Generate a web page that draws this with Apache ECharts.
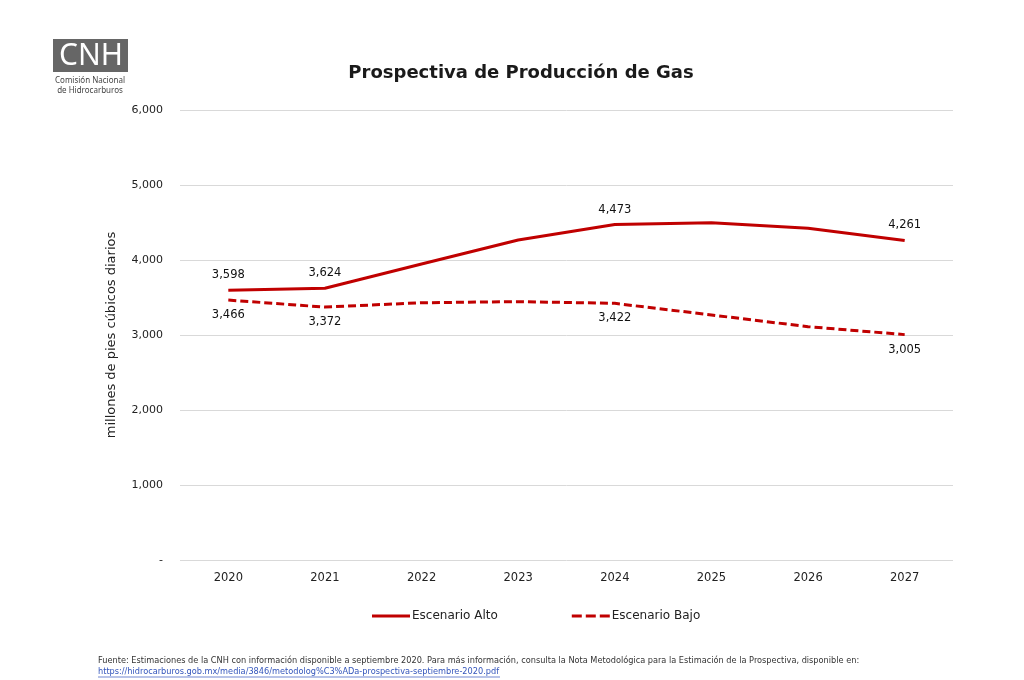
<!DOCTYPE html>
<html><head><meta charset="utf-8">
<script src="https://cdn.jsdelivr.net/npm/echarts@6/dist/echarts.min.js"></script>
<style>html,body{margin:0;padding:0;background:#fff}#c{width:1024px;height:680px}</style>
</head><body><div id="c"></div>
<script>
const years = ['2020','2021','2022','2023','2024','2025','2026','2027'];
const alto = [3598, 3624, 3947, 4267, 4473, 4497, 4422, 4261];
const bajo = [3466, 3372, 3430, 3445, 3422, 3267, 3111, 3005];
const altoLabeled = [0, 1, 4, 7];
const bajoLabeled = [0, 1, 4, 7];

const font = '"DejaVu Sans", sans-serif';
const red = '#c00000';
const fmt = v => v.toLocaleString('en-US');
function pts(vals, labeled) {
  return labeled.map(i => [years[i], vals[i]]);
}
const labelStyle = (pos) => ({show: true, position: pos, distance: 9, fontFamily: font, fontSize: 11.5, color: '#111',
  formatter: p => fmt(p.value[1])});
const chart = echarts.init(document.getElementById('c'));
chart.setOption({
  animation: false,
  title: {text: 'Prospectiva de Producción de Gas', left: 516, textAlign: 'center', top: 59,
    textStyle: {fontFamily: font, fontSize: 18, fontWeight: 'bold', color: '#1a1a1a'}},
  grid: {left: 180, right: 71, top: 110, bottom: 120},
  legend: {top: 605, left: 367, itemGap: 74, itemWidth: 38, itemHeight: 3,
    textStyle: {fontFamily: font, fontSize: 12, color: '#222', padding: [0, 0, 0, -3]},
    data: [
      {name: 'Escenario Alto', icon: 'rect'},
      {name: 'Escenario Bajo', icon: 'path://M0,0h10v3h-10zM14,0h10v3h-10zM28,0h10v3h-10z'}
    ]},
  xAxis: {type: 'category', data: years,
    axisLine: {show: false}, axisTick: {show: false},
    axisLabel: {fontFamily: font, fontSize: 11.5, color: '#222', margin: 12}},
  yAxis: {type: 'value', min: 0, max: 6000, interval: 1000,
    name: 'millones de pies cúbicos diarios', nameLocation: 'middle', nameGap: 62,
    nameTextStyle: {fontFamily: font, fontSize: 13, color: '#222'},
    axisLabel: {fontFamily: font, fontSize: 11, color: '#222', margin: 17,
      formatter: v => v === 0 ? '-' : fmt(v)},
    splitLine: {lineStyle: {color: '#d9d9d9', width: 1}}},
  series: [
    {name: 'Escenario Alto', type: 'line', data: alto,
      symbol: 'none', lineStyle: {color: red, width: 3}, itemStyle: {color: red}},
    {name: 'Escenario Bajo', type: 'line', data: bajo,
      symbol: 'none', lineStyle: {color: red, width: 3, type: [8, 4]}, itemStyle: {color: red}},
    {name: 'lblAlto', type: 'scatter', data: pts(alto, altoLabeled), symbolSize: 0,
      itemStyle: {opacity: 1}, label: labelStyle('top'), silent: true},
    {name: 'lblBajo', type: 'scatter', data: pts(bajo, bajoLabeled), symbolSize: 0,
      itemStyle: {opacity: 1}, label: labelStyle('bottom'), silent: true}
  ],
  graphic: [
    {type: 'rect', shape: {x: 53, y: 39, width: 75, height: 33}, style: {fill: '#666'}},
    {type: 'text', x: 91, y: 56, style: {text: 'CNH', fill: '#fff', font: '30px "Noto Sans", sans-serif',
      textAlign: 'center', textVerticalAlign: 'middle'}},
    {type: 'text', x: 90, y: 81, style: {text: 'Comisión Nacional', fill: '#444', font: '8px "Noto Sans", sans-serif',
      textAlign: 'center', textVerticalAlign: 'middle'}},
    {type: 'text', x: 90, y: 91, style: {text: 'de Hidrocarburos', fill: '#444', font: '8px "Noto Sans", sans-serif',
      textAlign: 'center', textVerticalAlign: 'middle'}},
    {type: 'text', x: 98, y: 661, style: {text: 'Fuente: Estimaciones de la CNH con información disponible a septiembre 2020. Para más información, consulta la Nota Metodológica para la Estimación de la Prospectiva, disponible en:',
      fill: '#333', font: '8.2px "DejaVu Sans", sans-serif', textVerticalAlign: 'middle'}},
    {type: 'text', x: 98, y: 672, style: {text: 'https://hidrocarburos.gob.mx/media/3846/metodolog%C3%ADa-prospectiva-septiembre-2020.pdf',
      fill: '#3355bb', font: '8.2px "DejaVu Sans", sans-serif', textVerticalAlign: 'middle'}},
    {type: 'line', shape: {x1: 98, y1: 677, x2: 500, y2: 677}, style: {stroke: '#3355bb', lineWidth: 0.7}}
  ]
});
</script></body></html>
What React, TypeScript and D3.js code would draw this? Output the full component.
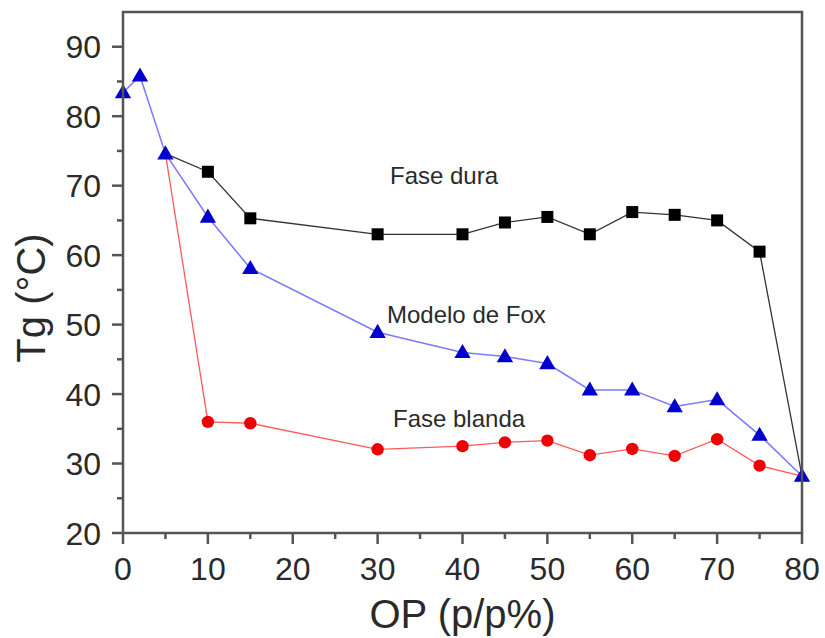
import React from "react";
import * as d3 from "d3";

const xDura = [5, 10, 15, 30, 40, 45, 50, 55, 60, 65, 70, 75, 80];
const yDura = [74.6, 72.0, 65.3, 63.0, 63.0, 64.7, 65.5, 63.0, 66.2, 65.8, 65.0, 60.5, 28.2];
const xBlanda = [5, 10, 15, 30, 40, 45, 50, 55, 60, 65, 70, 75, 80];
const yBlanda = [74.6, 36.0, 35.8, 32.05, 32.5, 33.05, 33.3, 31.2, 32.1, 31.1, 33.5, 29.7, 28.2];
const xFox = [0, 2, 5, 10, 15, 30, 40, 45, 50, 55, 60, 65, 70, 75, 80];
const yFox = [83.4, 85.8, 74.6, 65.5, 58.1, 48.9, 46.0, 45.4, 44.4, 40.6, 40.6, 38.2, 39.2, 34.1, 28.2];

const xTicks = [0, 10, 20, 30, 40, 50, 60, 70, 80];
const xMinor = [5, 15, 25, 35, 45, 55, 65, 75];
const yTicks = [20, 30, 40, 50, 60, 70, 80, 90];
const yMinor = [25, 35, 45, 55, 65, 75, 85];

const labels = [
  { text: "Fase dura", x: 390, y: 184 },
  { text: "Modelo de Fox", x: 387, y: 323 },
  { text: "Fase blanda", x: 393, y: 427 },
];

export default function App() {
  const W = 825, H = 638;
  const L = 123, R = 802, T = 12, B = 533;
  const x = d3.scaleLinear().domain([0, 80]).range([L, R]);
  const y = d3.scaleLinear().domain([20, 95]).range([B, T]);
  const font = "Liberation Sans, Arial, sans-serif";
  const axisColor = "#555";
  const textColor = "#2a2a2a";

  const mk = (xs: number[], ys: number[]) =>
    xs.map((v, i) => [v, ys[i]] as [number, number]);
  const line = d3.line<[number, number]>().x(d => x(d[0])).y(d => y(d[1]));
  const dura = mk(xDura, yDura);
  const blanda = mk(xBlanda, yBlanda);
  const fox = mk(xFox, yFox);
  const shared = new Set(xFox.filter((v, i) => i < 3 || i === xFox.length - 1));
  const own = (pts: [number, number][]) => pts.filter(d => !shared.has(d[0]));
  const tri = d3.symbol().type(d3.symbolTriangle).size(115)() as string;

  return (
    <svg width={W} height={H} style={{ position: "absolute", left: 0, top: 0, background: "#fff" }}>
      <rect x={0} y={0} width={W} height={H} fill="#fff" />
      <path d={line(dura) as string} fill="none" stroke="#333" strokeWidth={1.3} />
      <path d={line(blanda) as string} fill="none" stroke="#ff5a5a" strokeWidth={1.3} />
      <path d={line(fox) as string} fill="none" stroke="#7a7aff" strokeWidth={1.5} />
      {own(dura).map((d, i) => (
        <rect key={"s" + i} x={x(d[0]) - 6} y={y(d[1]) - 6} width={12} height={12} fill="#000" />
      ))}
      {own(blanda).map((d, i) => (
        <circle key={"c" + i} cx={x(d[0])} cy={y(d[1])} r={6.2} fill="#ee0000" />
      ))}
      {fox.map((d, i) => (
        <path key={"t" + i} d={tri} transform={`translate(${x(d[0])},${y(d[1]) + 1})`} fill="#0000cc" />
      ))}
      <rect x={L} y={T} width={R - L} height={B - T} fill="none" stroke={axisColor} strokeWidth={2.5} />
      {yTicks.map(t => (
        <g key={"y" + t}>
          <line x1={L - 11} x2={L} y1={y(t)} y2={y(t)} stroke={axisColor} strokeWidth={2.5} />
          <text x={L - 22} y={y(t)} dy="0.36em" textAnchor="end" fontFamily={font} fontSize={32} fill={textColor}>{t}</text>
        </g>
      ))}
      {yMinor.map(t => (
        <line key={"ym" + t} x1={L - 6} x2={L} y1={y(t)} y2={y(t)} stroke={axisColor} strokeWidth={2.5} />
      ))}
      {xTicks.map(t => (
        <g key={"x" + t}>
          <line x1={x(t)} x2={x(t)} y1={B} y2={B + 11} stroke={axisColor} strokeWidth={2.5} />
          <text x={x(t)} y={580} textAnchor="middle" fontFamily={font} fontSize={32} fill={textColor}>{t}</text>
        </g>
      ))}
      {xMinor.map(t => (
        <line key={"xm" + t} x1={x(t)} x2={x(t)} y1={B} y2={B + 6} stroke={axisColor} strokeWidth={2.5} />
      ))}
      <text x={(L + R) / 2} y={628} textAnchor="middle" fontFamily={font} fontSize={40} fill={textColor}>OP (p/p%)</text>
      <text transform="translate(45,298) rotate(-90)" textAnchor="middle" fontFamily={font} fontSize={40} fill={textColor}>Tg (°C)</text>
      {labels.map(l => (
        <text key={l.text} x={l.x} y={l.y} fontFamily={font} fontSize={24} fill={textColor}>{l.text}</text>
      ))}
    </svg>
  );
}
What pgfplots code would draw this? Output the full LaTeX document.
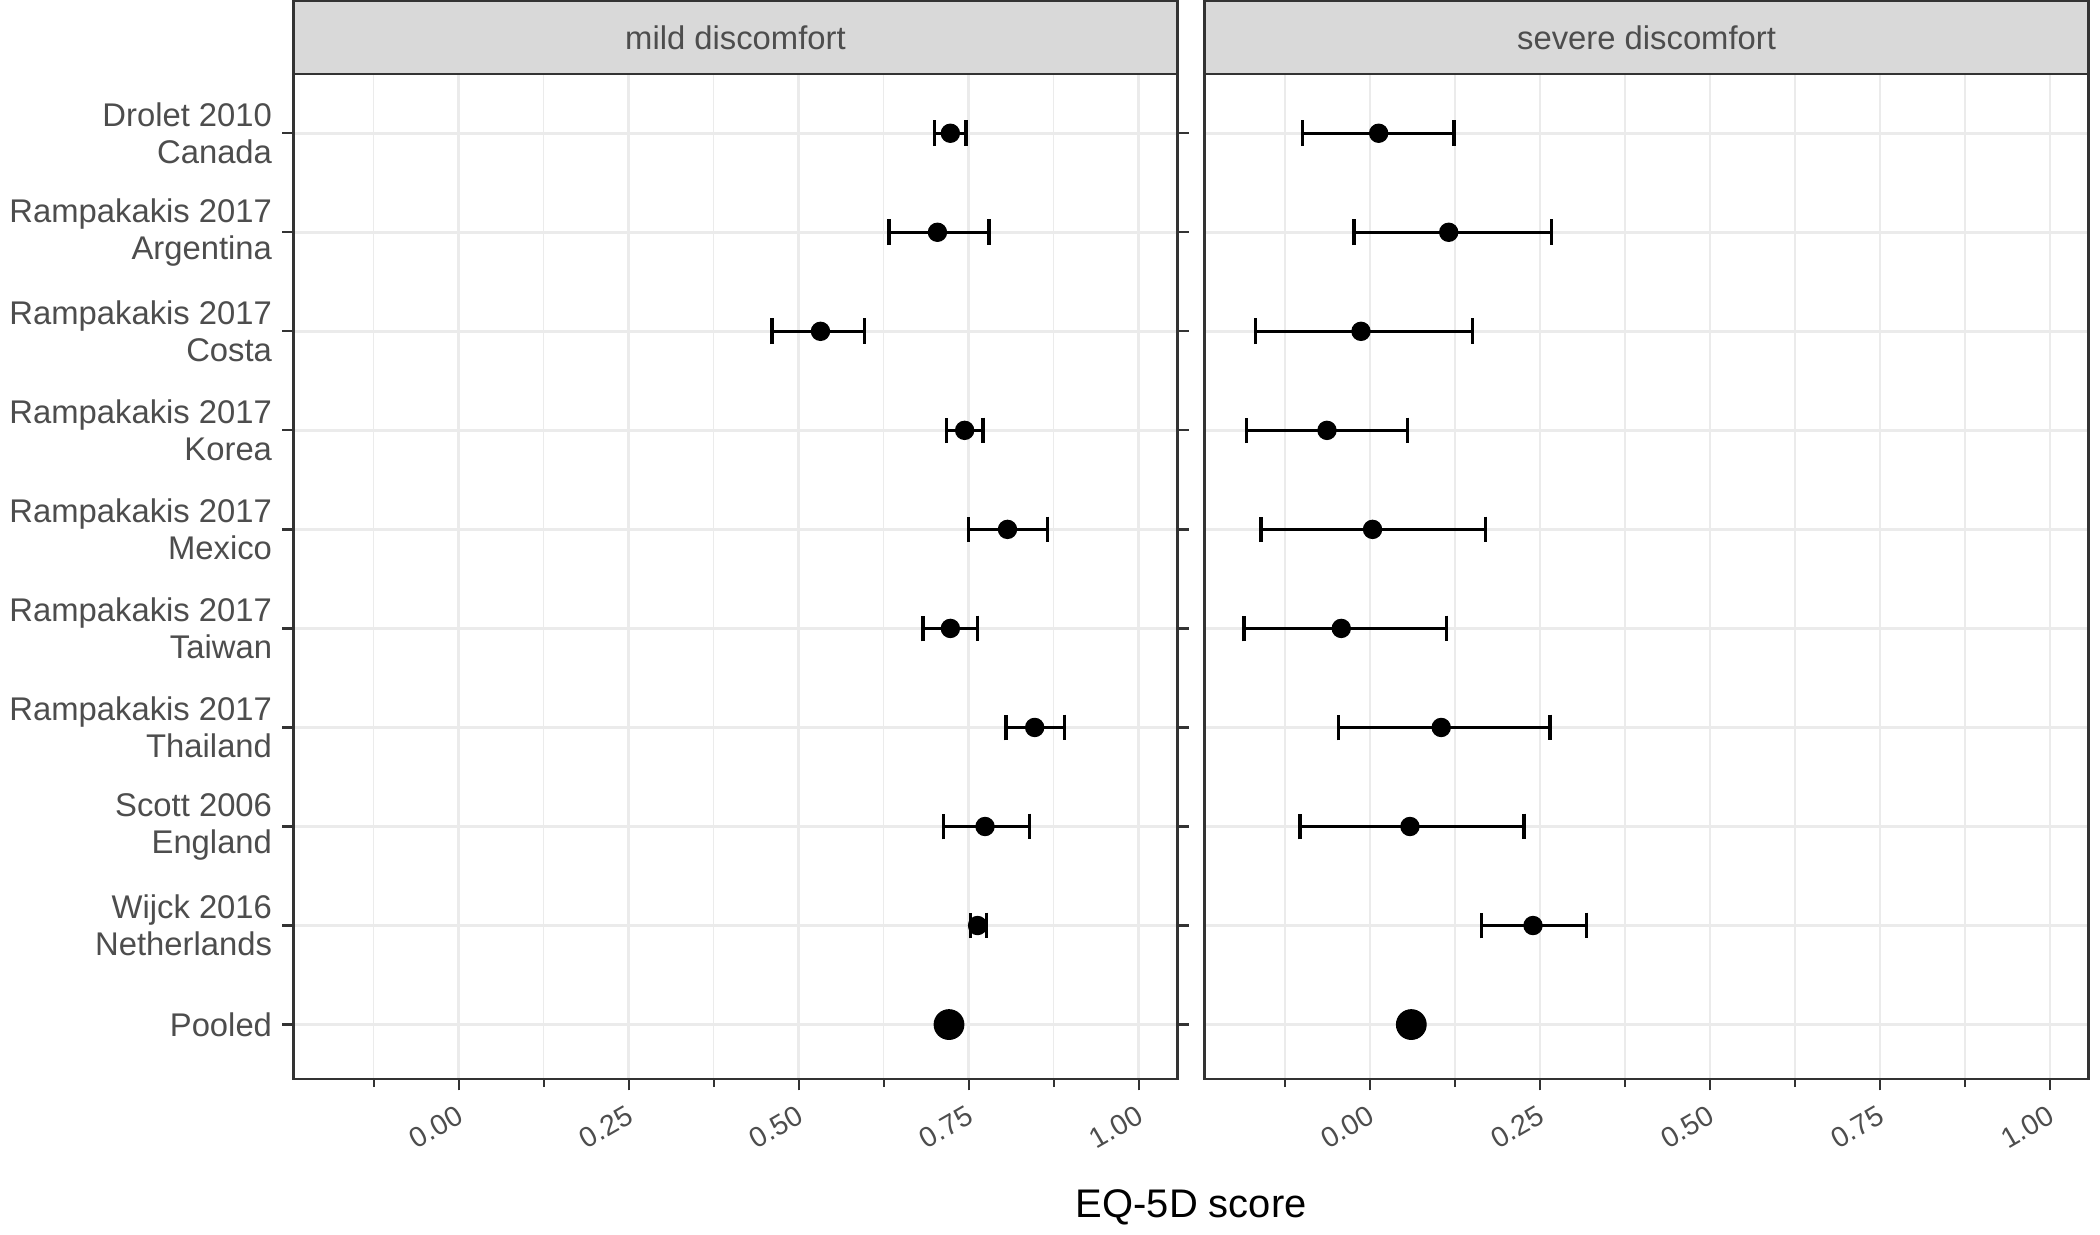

================

*YOUR GOAL*. Pictures stay out. Print the data exactly, from its first line through the line containing "const bajoLabeled = [0, 1, 4, 7];".

*REPLY*.
Generate a web page that draws this with Apache ECharts.
<!DOCTYPE html>
<html><head><meta charset="utf-8">
<script src="https://cdn.jsdelivr.net/npm/echarts@6/dist/echarts.min.js"></script>
<style>html,body{margin:0;padding:0;background:#fff}#c{width:1024px;height:680px}</style>
</head><body><div id="c"></div>
<script>
const years = ['2020','2021','2022','2023','2024','2025','2026','2027'];
const alto = [3598, 3624, 3947, 4267, 4473, 4497, 4422, 4261];
const bajo = [3466, 3372, 3430, 3445, 3422, 3267, 3111, 3005];
const altoLabeled = [0, 1, 4, 7];
const bajoLabeled = [0, 1, 4, 7];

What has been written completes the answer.